The changes, along with job cuts, are designed to improve return on equity in the long run. Activist investor Carl Icahn has mocked Hancock for failing to generate a 10 percent ROE. AIG agreed in February to appoint hedge fund manager John Paulson and a representative of Icahn’s firm to the insurer’s board.
The normalized ROE, which excludes some one-time items, was 8.9 percent in the first quarter, compared with 7.8 percent a year earlier. Book value, a measure of assets minus liabilities, climbed to $78.28 a share from $75.10 at the end of last year, helped by stock repurchases.

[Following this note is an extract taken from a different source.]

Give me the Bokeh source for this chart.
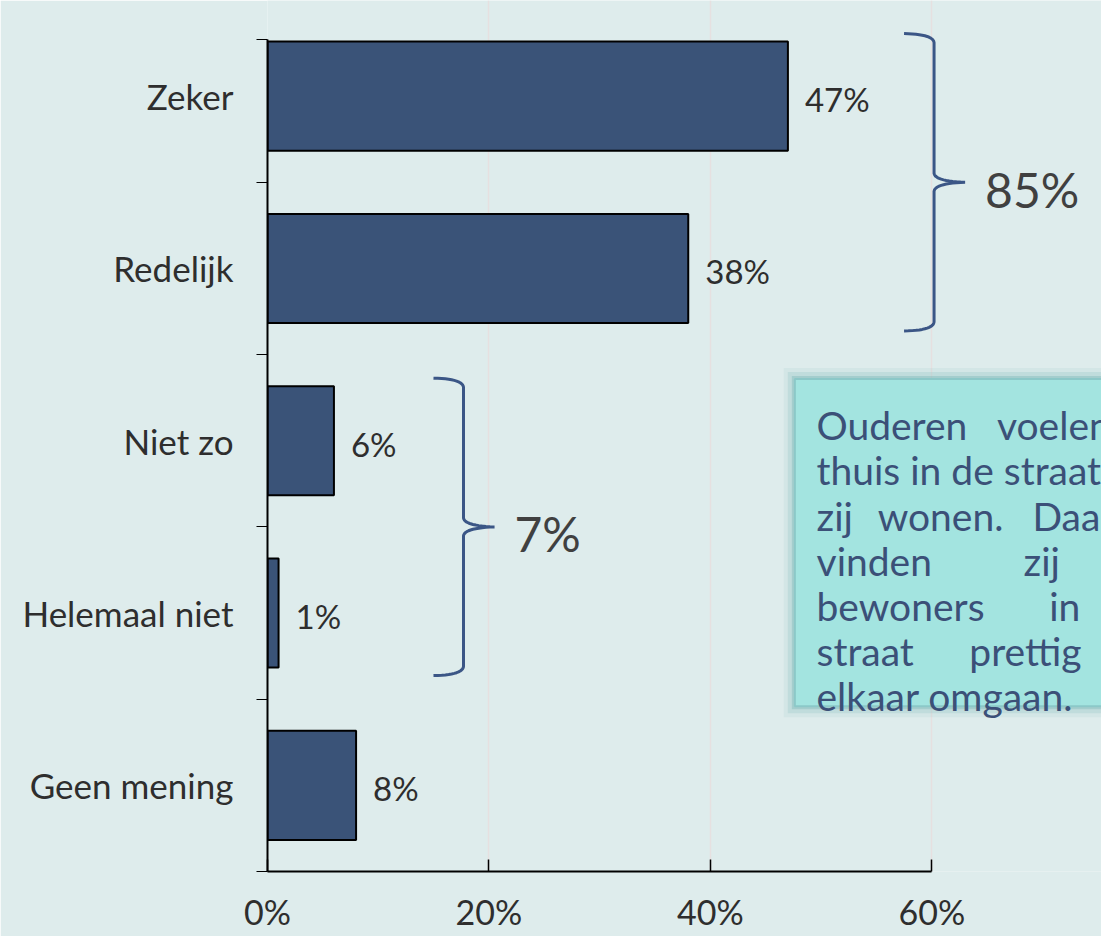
import numpy as np
from bokeh.plotting import figure
from bokeh.models import FixedTicker, ColumnDataSource, Range1d
from bokeh.embed import file_html
from bokeh.resources import INLINE
from bokeh.core.properties import value

# ---------------- data ----------------
categories = ["Zeker", "Redelijk", "Niet zo", "Helemaal niet", "Geen mening"]
values = [47, 38, 6, 1, 8]
value_labels = ["47%", "38%", "6%", "1%", "8%"]
x_ticks = [0, 20, 40, 60]
x_tick_labels = ["0%", "20%", "40%", "60%"]
group_labels = ["85%", "7%"]
group_members = [["Zeker", "Redelijk"], ["Niet zo", "Helemaal niet"]]
group_brace_x = [60.2, 17.7]          # brace position, in % of the x axis
box_lines = [["Ouderen", "voelen"],
             ["thuis in de straat"],
             ["zij", "wonen.", "Daarnaast"],
             ["vinden", "zij"],
             ["bewoners", "in"],
             ["straat", "prettig"],
             ["elkaar omgaan."]]
box_word_offsets = [[0, 183], [0], [0, 62, 219], [0, 210], [0, 236], [0, 155], [0]]

# ---------------- style ----------------
BG = "#deecec"
BAR = "#3a5378"
TXT = "#2e2e2e"
BRACE = "#3b5686"
BOXTXT = "#3b5078"
FONT = "Lato"

W, H = 1101, 936
SX, SY = W / 1117.0, H / 952.0
ML = int(round(271 * SX))
FB = int(round(886 * SY))
MB = H - FB
FW, FH = W - ML, FB
PXX = 60 / ((945 - 271) * SX)     # % per canvas pixel
PXY = 1 / (175.25 * SY)           # category units per canvas pixel
bar_h = 0.633

n = len(categories)
ypos = [n - 1 - i + 0.5 for i in range(n)]
ymap = dict(zip(categories, ypos))

p = figure(width=W, height=H, output_backend="svg", toolbar_location=None,
           x_range=Range1d(0, FW * PXX), y_range=Range1d(0, FH * PXY),
           min_border_left=ML, min_border_right=0, min_border_top=0,
           min_border_bottom=MB, title=None)
p.background_fill_color = BG
p.border_fill_color = BG
p.outline_line_color = None

# grid
p.ygrid.visible = False
p.xgrid.grid_line_color = "#e6e0e0"
p.xgrid.grid_line_width = 1.5

# bars
src = ColumnDataSource(dict(y=ypos, v=values, lab=value_labels))
p.hbar(y="y", left=0, right="v", height=bar_h, source=src,
       fill_color=BAR, line_color="black", line_width=2)
p.text(x="v", y="y", text="lab", source=src, x_offset=17, y_offset=3,
       text_align="left", text_baseline="middle", text_color=TXT,
       text_font=value(FONT), text_font_size="33px")

# y axis
yax = p.yaxis[0]
top_bound = 846 / 175.25
yax.ticker = FixedTicker(ticks=ypos, minor_ticks=[0, 1, 2, 3, 4, top_bound])
yax.bounds = (0, top_bound)
yax.major_label_overrides = {y: c for y, c in zip(ypos, categories)}
yax.major_tick_line_color = None
yax.major_tick_out = 0
yax.major_tick_in = 0
yax.minor_tick_in = 0
yax.minor_tick_out = 11
yax.minor_tick_line_color = "black"
yax.minor_tick_line_width = 1
yax.axis_line_color = "black"
yax.axis_line_width = 2
yax.major_label_standoff = 23
yax.major_label_text_font = FONT
yax.major_label_text_font_size = "35px"
yax.major_label_text_color = TXT

# x axis
xax = p.xaxis[0]
xax.ticker = FixedTicker(ticks=x_ticks, minor_ticks=[])
xax.bounds = (0, 60)
xax.major_label_overrides = {t: l for t, l in zip(x_ticks, x_tick_labels)}
xax.major_tick_in = 12
xax.major_tick_out = 0
xax.major_tick_line_color = "black"
xax.major_tick_line_width = 1.5
xax.axis_line_color = "black"
xax.axis_line_width = 2
xax.major_label_standoff = 19
xax.major_label_text_font = FONT
xax.major_label_text_font_size = "34px"
xax.major_label_text_color = TXT


# braces
def quad(p0, c, p1, k=14):
    t = np.linspace(0, 1, k)
    x = (1 - t) ** 2 * p0[0] + 2 * (1 - t) * t * c[0] + t ** 2 * p1[0]
    y = (1 - t) ** 2 * p0[1] + 2 * (1 - t) * t * c[1] + t ** 2 * p1[1]
    return list(x), list(y)


hook, tip = 30, 31
bx, by, lx, ly = [], [], [], []
for members, bxp in zip(group_members, group_brace_x):
    ys = [ymap[m] for m in members]
    T = (max(ys) + bar_h / 2) / PXY + 8
    B = (min(ys) - bar_h / 2) / PXY - 8
    M = (max(ys) + min(ys)) / 2 / PXY
    X = bxp / PXX
    xs, yy = [], []
    for seg in [quad((X - hook, T), (X - 1, T - 0.5), (X, T - 9)),
                quad((X, M + 9), (X + 1, M + 1), (X + tip, M)),
                quad((X + tip, M), (X + 1, M - 1), (X, M - 9)),
                quad((X, B + 9), (X - 1, B + 0.5), (X - hook, B))]:
        xs += seg[0]
        yy += seg[1]
    bx.append([v * PXX for v in xs])
    by.append([v * PXY for v in yy])
    lx.append((X + tip + 20) * PXX)
    ly.append((M - 7) * PXY)

p.multi_line(xs=bx, ys=by, line_color=BRACE, line_width=3)
p.text(x=lx, y=ly, text=group_labels, text_align="left", text_baseline="middle",
       text_color="#404040", text_font=value(FONT), text_font_size="48px")

# text box
box_l = (806 - 271) * 60 / 674
box_t = (886 - 385) / 175.25
box_b = (886 - 718) / 175.25
box_r = 90
for grow, col, a in [(11, "#86bcbc", 0.12), (7, "#80baba", 0.22), (3, "#7ab6b6", 0.4)]:
    p.quad(left=box_l - grow * PXX, right=box_r, top=box_t + grow * PXY,
           bottom=box_b - grow * PXY, fill_color=col, fill_alpha=a, line_color=None)
p.quad(left=box_l, right=box_r, top=box_t, bottom=box_b,
       fill_color="#a3e4e0", line_color="#8cc8c8", line_width=2)

tx, ty, tt = [], [], []
for i, (words, offs) in enumerate(zip(box_lines, box_word_offsets)):
    base = box_t - (47 + 46 * i) * SY * PXY
    for w, o in zip(words, offs):
        tx.append(box_l + (22 + o) * SX * PXX)
        ty.append(base)
        tt.append(w)
p.text(x=tx, y=ty, text=tt, text_align="left", text_baseline="alphabetic",
       text_color=BOXTXT, text_font=value(FONT), text_font_size="39px")

open("out.html", "w").write(file_html(p, INLINE))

Profit at the commercial insurance operations, run by Rob Schimek since his promotion in December, fell 39 percent to $889 million. Kevin Hogan’s consumer business slipped 17 percent to $788 million. Both divisions were hurt by deteriorating investment results.
At the largest segment under Schimek, property-casualty coverage, income slipped 38 percent to $720 million. Policy sales fell 15 percent to $4.31 billion on the Swiss Re deal. The combined ratio improved to 96.9, meaning the insurer had an underwriting profit of 3.1 cents on every premium dollar, after paying claims and expenses. That compares with a ratio of 97.1 a year earlier.
Hancock has planned some initiatives for growth, including a joint venture announced last week with Hamilton Insurance Group and hedge fund firm Two Sigma Investments to sell coverage to small- and mid-sized enterprises. The goal is to better use data analytics when underwriting insurance policies.
At the mortgage insurer, which is led by Donna DeMaio and guards lenders against borrower defaults, profit rose 12 percent to $163 million as claims costs declined. Hancock has filed for an initial public offering to sell a stake in the United Guaranty mortgage insurer, and plans to eventually exit the operation. At the other unit under Schimek, institutional markets, profit plunged to $6 million from $147 million, hurt by investment results.
At the retirement operation, the main segment under Hogan, profit slumped 42 percent to $461 million, driven by hedge fund losses. Life insurance fell 39 percent to $105 million. AIG said personal insurance generated $222 million, compared with $26 million loss a year earlier. The improvement reflects lower expenses and better underwriting results tied to U.S. property coverage.